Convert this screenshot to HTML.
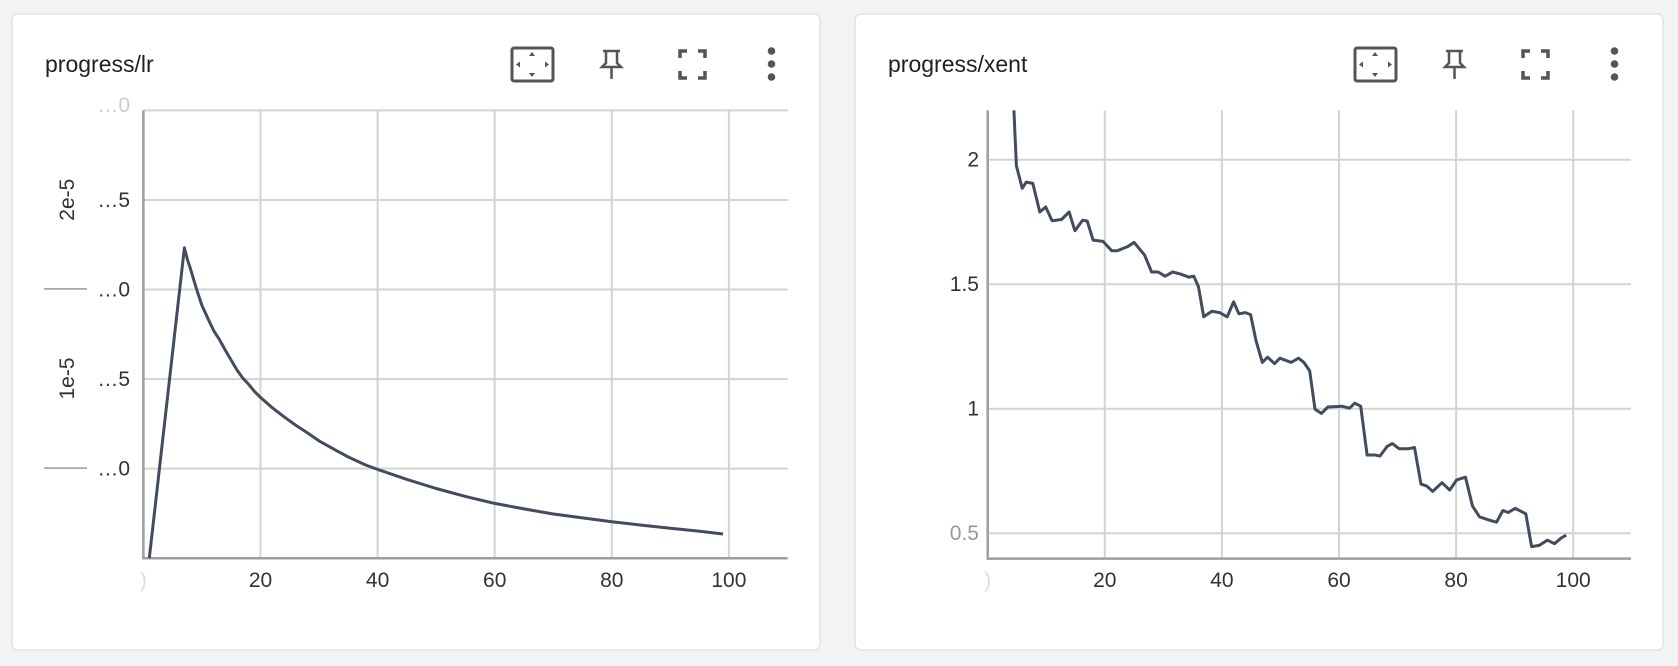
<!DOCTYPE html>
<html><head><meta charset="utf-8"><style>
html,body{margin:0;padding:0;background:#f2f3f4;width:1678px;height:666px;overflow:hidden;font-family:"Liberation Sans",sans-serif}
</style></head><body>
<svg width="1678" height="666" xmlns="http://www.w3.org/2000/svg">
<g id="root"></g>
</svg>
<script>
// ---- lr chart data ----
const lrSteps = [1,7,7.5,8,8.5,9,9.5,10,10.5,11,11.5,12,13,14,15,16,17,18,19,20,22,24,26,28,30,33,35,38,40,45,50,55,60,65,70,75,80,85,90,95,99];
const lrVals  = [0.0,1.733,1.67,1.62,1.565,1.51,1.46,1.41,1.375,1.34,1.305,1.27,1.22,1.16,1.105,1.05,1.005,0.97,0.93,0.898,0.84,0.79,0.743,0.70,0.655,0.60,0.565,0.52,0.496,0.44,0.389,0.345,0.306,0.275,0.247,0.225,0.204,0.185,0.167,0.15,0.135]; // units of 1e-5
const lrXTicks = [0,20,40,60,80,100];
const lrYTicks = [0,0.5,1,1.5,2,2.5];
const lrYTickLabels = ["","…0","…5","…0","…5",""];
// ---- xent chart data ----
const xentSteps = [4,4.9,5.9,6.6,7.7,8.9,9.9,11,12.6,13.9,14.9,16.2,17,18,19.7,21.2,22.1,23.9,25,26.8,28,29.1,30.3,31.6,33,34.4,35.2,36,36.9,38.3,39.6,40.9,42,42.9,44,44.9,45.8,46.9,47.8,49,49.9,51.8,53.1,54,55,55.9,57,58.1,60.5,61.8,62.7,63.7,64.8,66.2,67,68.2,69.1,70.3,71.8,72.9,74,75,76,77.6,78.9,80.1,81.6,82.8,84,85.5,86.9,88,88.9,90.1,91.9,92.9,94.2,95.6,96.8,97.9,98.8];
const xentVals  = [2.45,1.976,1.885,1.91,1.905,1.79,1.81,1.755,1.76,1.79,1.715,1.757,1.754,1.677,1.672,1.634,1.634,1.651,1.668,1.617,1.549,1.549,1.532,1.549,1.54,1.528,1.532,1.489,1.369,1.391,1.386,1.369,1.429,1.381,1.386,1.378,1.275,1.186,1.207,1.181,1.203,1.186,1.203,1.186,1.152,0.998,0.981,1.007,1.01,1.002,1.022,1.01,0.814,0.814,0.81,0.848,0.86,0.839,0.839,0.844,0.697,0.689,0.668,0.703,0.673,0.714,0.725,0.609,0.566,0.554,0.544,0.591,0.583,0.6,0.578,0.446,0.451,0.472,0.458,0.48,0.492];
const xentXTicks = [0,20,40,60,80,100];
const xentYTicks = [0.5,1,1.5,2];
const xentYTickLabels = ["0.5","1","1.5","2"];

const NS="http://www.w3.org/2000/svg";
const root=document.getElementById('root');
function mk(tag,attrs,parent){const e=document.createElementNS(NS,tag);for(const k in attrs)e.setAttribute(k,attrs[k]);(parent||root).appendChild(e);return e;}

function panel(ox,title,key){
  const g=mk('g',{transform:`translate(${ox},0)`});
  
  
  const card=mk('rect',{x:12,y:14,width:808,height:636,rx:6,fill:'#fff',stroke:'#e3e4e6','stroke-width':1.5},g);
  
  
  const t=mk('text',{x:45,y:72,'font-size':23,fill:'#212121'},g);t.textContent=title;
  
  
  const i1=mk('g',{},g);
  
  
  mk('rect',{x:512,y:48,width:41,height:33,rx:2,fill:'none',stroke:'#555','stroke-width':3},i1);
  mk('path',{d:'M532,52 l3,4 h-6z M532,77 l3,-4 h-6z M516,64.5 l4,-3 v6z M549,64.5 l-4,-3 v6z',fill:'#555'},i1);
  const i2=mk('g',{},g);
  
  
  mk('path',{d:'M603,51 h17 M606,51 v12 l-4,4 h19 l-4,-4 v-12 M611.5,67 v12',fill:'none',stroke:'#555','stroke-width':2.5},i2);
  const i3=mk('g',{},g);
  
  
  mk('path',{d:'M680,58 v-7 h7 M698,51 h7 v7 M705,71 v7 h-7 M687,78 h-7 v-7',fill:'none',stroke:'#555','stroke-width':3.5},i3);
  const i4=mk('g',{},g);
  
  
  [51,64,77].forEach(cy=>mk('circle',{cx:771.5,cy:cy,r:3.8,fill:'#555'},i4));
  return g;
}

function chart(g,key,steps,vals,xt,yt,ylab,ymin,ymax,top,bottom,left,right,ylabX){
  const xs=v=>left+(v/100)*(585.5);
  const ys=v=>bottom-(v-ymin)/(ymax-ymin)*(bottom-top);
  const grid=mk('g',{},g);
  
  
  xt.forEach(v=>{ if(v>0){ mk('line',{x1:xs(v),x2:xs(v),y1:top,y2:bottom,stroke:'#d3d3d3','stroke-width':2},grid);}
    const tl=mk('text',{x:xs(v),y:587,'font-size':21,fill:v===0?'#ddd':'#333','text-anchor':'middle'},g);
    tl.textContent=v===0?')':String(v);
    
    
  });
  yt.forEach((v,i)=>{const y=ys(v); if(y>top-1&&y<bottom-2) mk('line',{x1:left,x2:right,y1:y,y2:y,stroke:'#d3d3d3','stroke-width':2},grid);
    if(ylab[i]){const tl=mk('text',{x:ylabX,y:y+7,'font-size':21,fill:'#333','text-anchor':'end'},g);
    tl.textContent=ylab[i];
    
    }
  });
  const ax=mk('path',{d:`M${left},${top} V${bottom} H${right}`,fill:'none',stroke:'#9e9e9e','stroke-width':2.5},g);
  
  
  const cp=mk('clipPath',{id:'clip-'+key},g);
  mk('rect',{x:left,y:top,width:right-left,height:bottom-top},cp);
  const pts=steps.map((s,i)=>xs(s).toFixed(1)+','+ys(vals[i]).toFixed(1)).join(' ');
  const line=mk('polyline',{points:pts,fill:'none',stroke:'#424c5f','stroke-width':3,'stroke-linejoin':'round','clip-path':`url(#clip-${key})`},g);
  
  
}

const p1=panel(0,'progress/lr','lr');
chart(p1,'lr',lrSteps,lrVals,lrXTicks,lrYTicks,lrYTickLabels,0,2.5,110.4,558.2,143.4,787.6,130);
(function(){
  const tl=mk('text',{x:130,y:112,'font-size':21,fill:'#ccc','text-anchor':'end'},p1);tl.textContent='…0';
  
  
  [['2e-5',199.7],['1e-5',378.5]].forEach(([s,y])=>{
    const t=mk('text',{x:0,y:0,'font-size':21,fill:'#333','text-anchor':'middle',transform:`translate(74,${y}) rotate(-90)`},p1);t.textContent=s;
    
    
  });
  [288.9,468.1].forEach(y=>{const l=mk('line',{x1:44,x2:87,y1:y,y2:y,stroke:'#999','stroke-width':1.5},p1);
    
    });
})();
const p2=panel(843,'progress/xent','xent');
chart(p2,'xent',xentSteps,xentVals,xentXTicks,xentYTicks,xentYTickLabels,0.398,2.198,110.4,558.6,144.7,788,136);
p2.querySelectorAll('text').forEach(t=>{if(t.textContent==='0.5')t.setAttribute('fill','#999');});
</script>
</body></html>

+ + + +

» Work instructions
Copy the listing exactly. Any image in it stays out of the copy.

» Response below
Convert this screenshot to HTML.
<!DOCTYPE html>
<html><head><meta charset="utf-8"><style>
html,body{margin:0;padding:0;background:#f2f3f4;width:1678px;height:666px;overflow:hidden;font-family:"Liberation Sans",sans-serif}
</style></head><body>
<svg width="1678" height="666" xmlns="http://www.w3.org/2000/svg">
<g id="root"></g>
</svg>
<script>
// ---- lr chart data ----
const lrSteps = [1,7,7.5,8,8.5,9,9.5,10,10.5,11,11.5,12,13,14,15,16,17,18,19,20,22,24,26,28,30,33,35,38,40,45,50,55,60,65,70,75,80,85,90,95,99];
const lrVals  = [0.0,1.733,1.67,1.62,1.565,1.51,1.46,1.41,1.375,1.34,1.305,1.27,1.22,1.16,1.105,1.05,1.005,0.97,0.93,0.898,0.84,0.79,0.743,0.70,0.655,0.60,0.565,0.52,0.496,0.44,0.389,0.345,0.306,0.275,0.247,0.225,0.204,0.185,0.167,0.15,0.135]; // units of 1e-5
const lrXTicks = [0,20,40,60,80,100];
const lrYTicks = [0,0.5,1,1.5,2,2.5];
const lrYTickLabels = ["","…0","…5","…0","…5",""];
// ---- xent chart data ----
const xentSteps = [4,4.9,5.9,6.6,7.7,8.9,9.9,11,12.6,13.9,14.9,16.2,17,18,19.7,21.2,22.1,23.9,25,26.8,28,29.1,30.3,31.6,33,34.4,35.2,36,36.9,38.3,39.6,40.9,42,42.9,44,44.9,45.8,46.9,47.8,49,49.9,51.8,53.1,54,55,55.9,57,58.1,60.5,61.8,62.7,63.7,64.8,66.2,67,68.2,69.1,70.3,71.8,72.9,74,75,76,77.6,78.9,80.1,81.6,82.8,84,85.5,86.9,88,88.9,90.1,91.9,92.9,94.2,95.6,96.8,97.9,98.8];
const xentVals  = [2.45,1.976,1.885,1.91,1.905,1.79,1.81,1.755,1.76,1.79,1.715,1.757,1.754,1.677,1.672,1.634,1.634,1.651,1.668,1.617,1.549,1.549,1.532,1.549,1.54,1.528,1.532,1.489,1.369,1.391,1.386,1.369,1.429,1.381,1.386,1.378,1.275,1.186,1.207,1.181,1.203,1.186,1.203,1.186,1.152,0.998,0.981,1.007,1.01,1.002,1.022,1.01,0.814,0.814,0.81,0.848,0.86,0.839,0.839,0.844,0.697,0.689,0.668,0.703,0.673,0.714,0.725,0.609,0.566,0.554,0.544,0.591,0.583,0.6,0.578,0.446,0.451,0.472,0.458,0.48,0.492];
const xentXTicks = [0,20,40,60,80,100];
const xentYTicks = [0.5,1,1.5,2];
const xentYTickLabels = ["0.5","1","1.5","2"];

const NS="http://www.w3.org/2000/svg";
const root=document.getElementById('root');
function mk(tag,attrs,parent){const e=document.createElementNS(NS,tag);for(const k in attrs)e.setAttribute(k,attrs[k]);(parent||root).appendChild(e);return e;}

function panel(ox,title,key){
  const g=mk('g',{transform:`translate(${ox},0)`});
  
  
  const card=mk('rect',{x:12,y:14,width:808,height:636,rx:6,fill:'#fff',stroke:'#e3e4e6','stroke-width':1.5},g);
  
  
  const t=mk('text',{x:45,y:72,'font-size':23,fill:'#212121'},g);t.textContent=title;
  
  
  const i1=mk('g',{},g);
  
  
  mk('rect',{x:512,y:48,width:41,height:33,rx:2,fill:'none',stroke:'#555','stroke-width':3},i1);
  mk('path',{d:'M532,52 l3,4 h-6z M532,77 l3,-4 h-6z M516,64.5 l4,-3 v6z M549,64.5 l-4,-3 v6z',fill:'#555'},i1);
  const i2=mk('g',{},g);
  
  
  mk('path',{d:'M603,51 h17 M606,51 v12 l-4,4 h19 l-4,-4 v-12 M611.5,67 v12',fill:'none',stroke:'#555','stroke-width':2.5},i2);
  const i3=mk('g',{},g);
  
  
  mk('path',{d:'M680,58 v-7 h7 M698,51 h7 v7 M705,71 v7 h-7 M687,78 h-7 v-7',fill:'none',stroke:'#555','stroke-width':3.5},i3);
  const i4=mk('g',{},g);
  
  
  [51,64,77].forEach(cy=>mk('circle',{cx:771.5,cy:cy,r:3.8,fill:'#555'},i4));
  return g;
}

function chart(g,key,steps,vals,xt,yt,ylab,ymin,ymax,top,bottom,left,right,ylabX){
  const xs=v=>left+(v/100)*(585.5);
  const ys=v=>bottom-(v-ymin)/(ymax-ymin)*(bottom-top);
  const grid=mk('g',{},g);
  
  
  xt.forEach(v=>{ if(v>0){ mk('line',{x1:xs(v),x2:xs(v),y1:top,y2:bottom,stroke:'#d3d3d3','stroke-width':2},grid);}
    const tl=mk('text',{x:xs(v),y:587,'font-size':21,fill:v===0?'#ddd':'#333','text-anchor':'middle'},g);
    tl.textContent=v===0?')':String(v);
    
    
  });
  yt.forEach((v,i)=>{const y=ys(v); if(y>top-1&&y<bottom-2) mk('line',{x1:left,x2:right,y1:y,y2:y,stroke:'#d3d3d3','stroke-width':2},grid);
    if(ylab[i]){const tl=mk('text',{x:ylabX,y:y+7,'font-size':21,fill:'#333','text-anchor':'end'},g);
    tl.textContent=ylab[i];
    
    }
  });
  const ax=mk('path',{d:`M${left},${top} V${bottom} H${right}`,fill:'none',stroke:'#9e9e9e','stroke-width':2.5},g);
  
  
  const cp=mk('clipPath',{id:'clip-'+key},g);
  mk('rect',{x:left,y:top,width:right-left,height:bottom-top},cp);
  const pts=steps.map((s,i)=>xs(s).toFixed(1)+','+ys(vals[i]).toFixed(1)).join(' ');
  const line=mk('polyline',{points:pts,fill:'none',stroke:'#424c5f','stroke-width':3,'stroke-linejoin':'round','clip-path':`url(#clip-${key})`},g);
  
  
}

const p1=panel(0,'progress/lr','lr');
chart(p1,'lr',lrSteps,lrVals,lrXTicks,lrYTicks,lrYTickLabels,0,2.5,110.4,558.2,143.4,787.6,130);
(function(){
  const tl=mk('text',{x:130,y:112,'font-size':21,fill:'#ccc','text-anchor':'end'},p1);tl.textContent='…0';
  
  
  [['2e-5',199.7],['1e-5',378.5]].forEach(([s,y])=>{
    const t=mk('text',{x:0,y:0,'font-size':21,fill:'#333','text-anchor':'middle',transform:`translate(74,${y}) rotate(-90)`},p1);t.textContent=s;
    
    
  });
  [288.9,468.1].forEach(y=>{const l=mk('line',{x1:44,x2:87,y1:y,y2:y,stroke:'#999','stroke-width':1.5},p1);
    
    });
})();
const p2=panel(843,'progress/xent','xent');
chart(p2,'xent',xentSteps,xentVals,xentXTicks,xentYTicks,xentYTickLabels,0.398,2.198,110.4,558.6,144.7,788,136);
p2.querySelectorAll('text').forEach(t=>{if(t.textContent==='0.5')t.setAttribute('fill','#999');});
</script>
</body></html>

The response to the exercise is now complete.